Wednesday, July 23, 2008

High Recognition Investing

Q: You are the author of a famous study on how people use instinct in investing. Why this topic?

A: Because intuition often underlies stock picking. Ordinary investors will frequently pick a company they’ve heard of before. We call this the “recognition heuristic,” and it basically means “go with what you know.” I was curious: is this effective? In the 1990s, we interviewed 360 pedestrians in Chicago and Munich. We asked if they were familiar with the names of German and American corporations traded on the stock exchange. Using the names of the most frequently recognized companies, we then made up investment portfolios.

After six months, the high-recognition portfolios, on average, gained more value than the Dow and DAX markets and some big-name mutual funds. The high-recognition portfolios did better than a portfolio we created from randomly picked stocks and another made up of low-recognition stocks. Over the years, we’ve repeated this experiment twice, in different ways. Each time, the intuitive wisdom of the semi-ignorant outperformed the calculations of the experts.

Interesting. Sure would take a lot less time than doing financial research. I wonder why this works.


odograph said...

I was in a startup with a name similar to a real dot-com high-flier. Many people would call our receptionist every day, thinking we were them.

I made a lot of money in that startup ... coincidence?

odograph said...

Oh, and "that's how I roll."

Fat Knowledge said...


I like the way you roll. So, did you work for Zahoo, Doogle, or Wiibay? :)

Anonymous said...

I would submit that the recognition heuristic works mostly on the principle that the stock market is a mass psychology scam where most of the gains and losses are all speculative, rather than directly connected to company growth or decline. And yet when you create that system, you also become slave to it and need to continually project your image to manipulate the mass psychology. Someone business pioneer famously said that half his advertising budget was a total waste, but he just didn't know what half.
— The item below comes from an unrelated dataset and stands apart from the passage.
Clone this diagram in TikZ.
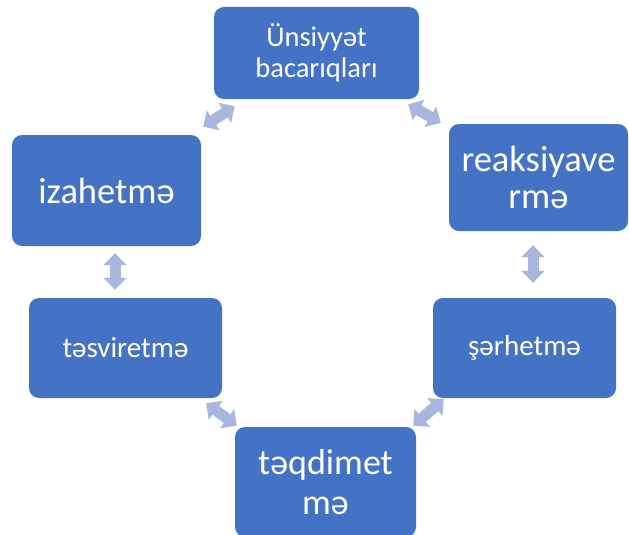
\documentclass[tikz,border=0pt]{standalone}
\usepackage{fontspec}
\setmainfont{Carlito}
\usetikzlibrary{arrows.meta}
\definecolor{boxblue}{HTML}{4472C4}
\definecolor{linkblue}{RGB}{169,182,221}
\tikzset{
    stage/.style={rectangle, rounded corners=10pt, fill=boxblue, text=white, align=center, inner sep=0pt},
    link/.style={draw=linkblue, line width=11pt, {Triangle[length=12pt,width=23pt]}-{Triangle[length=12pt,width=23pt]}}
}

\begin{document}
\begin{tikzpicture}[x=1pt, y=-1pt]
        \useasboundingbox (0,0) rectangle (629,535);

        % Blocchi del ciclo
        \node (unsiyyet) [stage, minimum width=205pt, minimum height=92pt, font=\fontsize{28.5}{31.5}\selectfont] at (316.5,53) {Ünsiyyət\\bacarıqları};
        \node (izahet) [stage, minimum width=189pt, minimum height=111pt, font=\fontsize{36.5}{40}\selectfont] at (106.5,190.5) {izahetmə};
        \node (reaksiya) [stage, minimum width=179pt, minimum height=107pt, font=\fontsize{36.5}{36.5}\selectfont] at (538.5,177.5) {reaksiyave\\rmə};
        \node (tesvir) [stage, minimum width=193pt, minimum height=100pt, font=\fontsize{29}{32}\selectfont] at (125.5,348) {təsviretmə};
        \node (serh) [stage, minimum width=183pt, minimum height=100pt, font=\fontsize{29}{32}\selectfont] at (524.5,348) {şərhetmə};
        \node (teqdim) [stage, minimum width=181pt, minimum height=110pt, font=\fontsize{36}{40}\selectfont] at (325.5,482) {təqdimet\\mə};

        % Frecce doppie tra i blocchi
        \draw [link] ([shift={(21,7)}]unsiyyet.south west) -- ([shift={(2,-8)}]izahet.north east);
        \draw [link] ([shift={(-11,5)}]unsiyyet.south east) -- ([shift={(-8,-1)}]reaksiya.north west);
        \draw [link] ([shift={(8.5,7)}]izahet.south) -- ([shift={(-10.5,-8)}]tesvir.north);
        \draw [link] ([shift={(-5.5,14)}]reaksiya.south) -- ([shift={(8.5,-15)}]serh.north);
        \draw [link] ([shift={(-16,5)}]tesvir.south east) -- ([shift={(2,-1)}]teqdim.north west);
        \draw [link] ([shift={(11,1)}]serh.south west) -- ([shift={(-3,-1)}]teqdim.north east);

    \end{tikzpicture}
\end{document}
I think he meant that only half contributed to increased sales while the rest just feeds the hype that feeds the insanity that drives the stock price.

Fat Knowledge said...


Interesting idea that advertising could be spent in an attempt to increase the value of a stock (increasing P/E ratio) rather than increasing sales.
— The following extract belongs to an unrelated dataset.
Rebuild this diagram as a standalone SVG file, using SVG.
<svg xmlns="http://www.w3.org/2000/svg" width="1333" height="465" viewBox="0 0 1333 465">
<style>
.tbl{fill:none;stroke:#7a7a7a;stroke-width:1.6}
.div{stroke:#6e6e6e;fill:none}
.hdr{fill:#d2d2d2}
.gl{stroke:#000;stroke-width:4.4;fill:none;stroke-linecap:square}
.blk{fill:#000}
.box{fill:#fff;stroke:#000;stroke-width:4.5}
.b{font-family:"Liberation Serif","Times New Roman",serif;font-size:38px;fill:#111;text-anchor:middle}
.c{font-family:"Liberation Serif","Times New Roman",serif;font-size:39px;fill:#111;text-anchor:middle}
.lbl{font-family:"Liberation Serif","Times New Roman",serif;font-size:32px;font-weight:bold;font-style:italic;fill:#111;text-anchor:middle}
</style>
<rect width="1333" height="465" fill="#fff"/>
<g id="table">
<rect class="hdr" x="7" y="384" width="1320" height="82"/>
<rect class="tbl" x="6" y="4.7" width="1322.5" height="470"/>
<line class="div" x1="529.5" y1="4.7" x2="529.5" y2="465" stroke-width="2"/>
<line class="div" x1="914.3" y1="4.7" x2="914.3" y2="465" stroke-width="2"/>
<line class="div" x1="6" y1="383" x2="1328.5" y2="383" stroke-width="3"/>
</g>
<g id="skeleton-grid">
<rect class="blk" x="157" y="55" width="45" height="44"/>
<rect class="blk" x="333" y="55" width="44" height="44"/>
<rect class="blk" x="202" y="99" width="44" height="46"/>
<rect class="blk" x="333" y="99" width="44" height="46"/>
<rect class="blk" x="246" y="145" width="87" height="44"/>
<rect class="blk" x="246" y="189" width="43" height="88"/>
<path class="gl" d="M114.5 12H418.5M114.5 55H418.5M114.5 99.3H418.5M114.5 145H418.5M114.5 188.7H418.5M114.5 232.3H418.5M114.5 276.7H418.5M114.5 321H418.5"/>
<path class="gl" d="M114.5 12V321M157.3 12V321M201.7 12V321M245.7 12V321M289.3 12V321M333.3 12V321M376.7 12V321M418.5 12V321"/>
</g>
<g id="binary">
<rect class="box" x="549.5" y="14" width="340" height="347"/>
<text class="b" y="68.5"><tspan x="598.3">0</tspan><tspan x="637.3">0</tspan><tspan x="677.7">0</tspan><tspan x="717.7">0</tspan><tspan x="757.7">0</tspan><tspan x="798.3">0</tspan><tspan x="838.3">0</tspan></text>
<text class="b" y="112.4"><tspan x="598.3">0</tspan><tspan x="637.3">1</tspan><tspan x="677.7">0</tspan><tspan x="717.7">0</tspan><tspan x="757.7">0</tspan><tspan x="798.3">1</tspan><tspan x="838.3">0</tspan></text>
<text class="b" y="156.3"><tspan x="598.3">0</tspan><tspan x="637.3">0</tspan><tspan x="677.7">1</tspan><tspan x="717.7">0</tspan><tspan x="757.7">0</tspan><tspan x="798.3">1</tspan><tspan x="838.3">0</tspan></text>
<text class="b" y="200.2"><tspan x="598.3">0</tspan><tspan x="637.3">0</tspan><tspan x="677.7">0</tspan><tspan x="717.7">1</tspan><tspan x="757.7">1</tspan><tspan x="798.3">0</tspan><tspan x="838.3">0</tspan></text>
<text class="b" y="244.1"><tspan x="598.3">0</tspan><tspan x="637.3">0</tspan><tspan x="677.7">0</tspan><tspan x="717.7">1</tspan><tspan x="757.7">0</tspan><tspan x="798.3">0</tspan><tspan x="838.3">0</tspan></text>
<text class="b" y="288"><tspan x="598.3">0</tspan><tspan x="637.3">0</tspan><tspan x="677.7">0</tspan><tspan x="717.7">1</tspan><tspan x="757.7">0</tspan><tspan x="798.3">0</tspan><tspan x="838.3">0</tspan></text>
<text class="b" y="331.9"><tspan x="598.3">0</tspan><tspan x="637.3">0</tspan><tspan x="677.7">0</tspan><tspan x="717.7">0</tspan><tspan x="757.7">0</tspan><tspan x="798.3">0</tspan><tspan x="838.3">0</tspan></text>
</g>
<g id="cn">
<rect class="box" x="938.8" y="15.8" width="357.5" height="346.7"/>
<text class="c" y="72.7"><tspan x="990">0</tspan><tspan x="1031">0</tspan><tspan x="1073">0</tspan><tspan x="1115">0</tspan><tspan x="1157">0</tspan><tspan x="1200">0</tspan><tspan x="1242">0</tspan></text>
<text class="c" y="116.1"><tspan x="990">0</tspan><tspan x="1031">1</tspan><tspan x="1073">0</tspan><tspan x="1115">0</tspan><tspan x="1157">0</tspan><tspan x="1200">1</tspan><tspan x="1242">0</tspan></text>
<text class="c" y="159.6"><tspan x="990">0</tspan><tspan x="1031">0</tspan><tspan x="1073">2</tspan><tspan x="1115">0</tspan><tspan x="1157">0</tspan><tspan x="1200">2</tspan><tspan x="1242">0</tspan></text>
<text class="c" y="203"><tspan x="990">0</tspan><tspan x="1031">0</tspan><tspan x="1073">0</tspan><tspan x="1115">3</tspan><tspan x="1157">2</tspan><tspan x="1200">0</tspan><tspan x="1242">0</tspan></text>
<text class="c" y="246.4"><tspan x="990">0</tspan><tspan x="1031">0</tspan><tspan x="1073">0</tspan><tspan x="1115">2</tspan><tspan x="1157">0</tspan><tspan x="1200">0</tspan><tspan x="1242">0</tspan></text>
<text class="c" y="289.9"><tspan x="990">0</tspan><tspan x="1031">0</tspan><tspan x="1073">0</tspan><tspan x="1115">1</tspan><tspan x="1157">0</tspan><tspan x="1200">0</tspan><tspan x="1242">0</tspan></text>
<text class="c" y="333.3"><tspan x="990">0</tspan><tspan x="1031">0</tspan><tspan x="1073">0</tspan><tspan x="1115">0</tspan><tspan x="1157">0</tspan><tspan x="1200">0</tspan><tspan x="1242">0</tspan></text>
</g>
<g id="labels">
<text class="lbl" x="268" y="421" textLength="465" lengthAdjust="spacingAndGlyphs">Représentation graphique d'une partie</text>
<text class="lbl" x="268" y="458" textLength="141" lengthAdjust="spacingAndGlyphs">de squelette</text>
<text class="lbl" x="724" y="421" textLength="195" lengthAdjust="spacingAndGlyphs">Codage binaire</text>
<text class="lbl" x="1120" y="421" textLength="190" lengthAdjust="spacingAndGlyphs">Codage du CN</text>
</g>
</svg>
As for whether the stock market reflects the actual value of companies, I go with Warren Buffet who said: "In the short term the market is a popularity contest; in the long term it is a weighing machine."
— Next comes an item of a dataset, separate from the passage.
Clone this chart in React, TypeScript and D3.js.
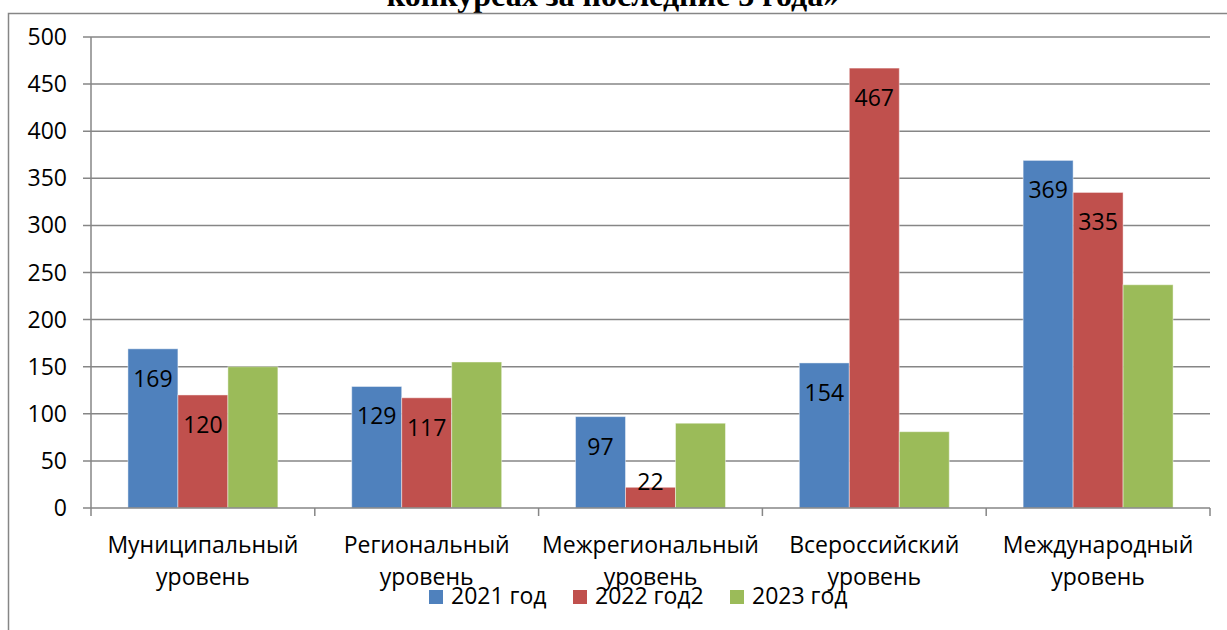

In the short term a stock might just be a mass psychology scam, but I don't think that would hold up for the long term (you wouldn't happen to have an example where it has would you?).

And as for the advertising quote, I believe this is the one you are looking for:

“Half the money I spend on advertising is wasted,” John Wanamaker, the owner of America's first big department store, allegedly said in the 1870s. “The trouble is, I don't know which half.”

I always liked that quote.

I don't agree with you though that the other 1/2 is useful to increase the stock price. I think it is just wasted as it is shown to people who have no interest in the product or stock at all. Most of the ads that are displayed when I am surfing have absolutely zero impact on me for either their product or their stock.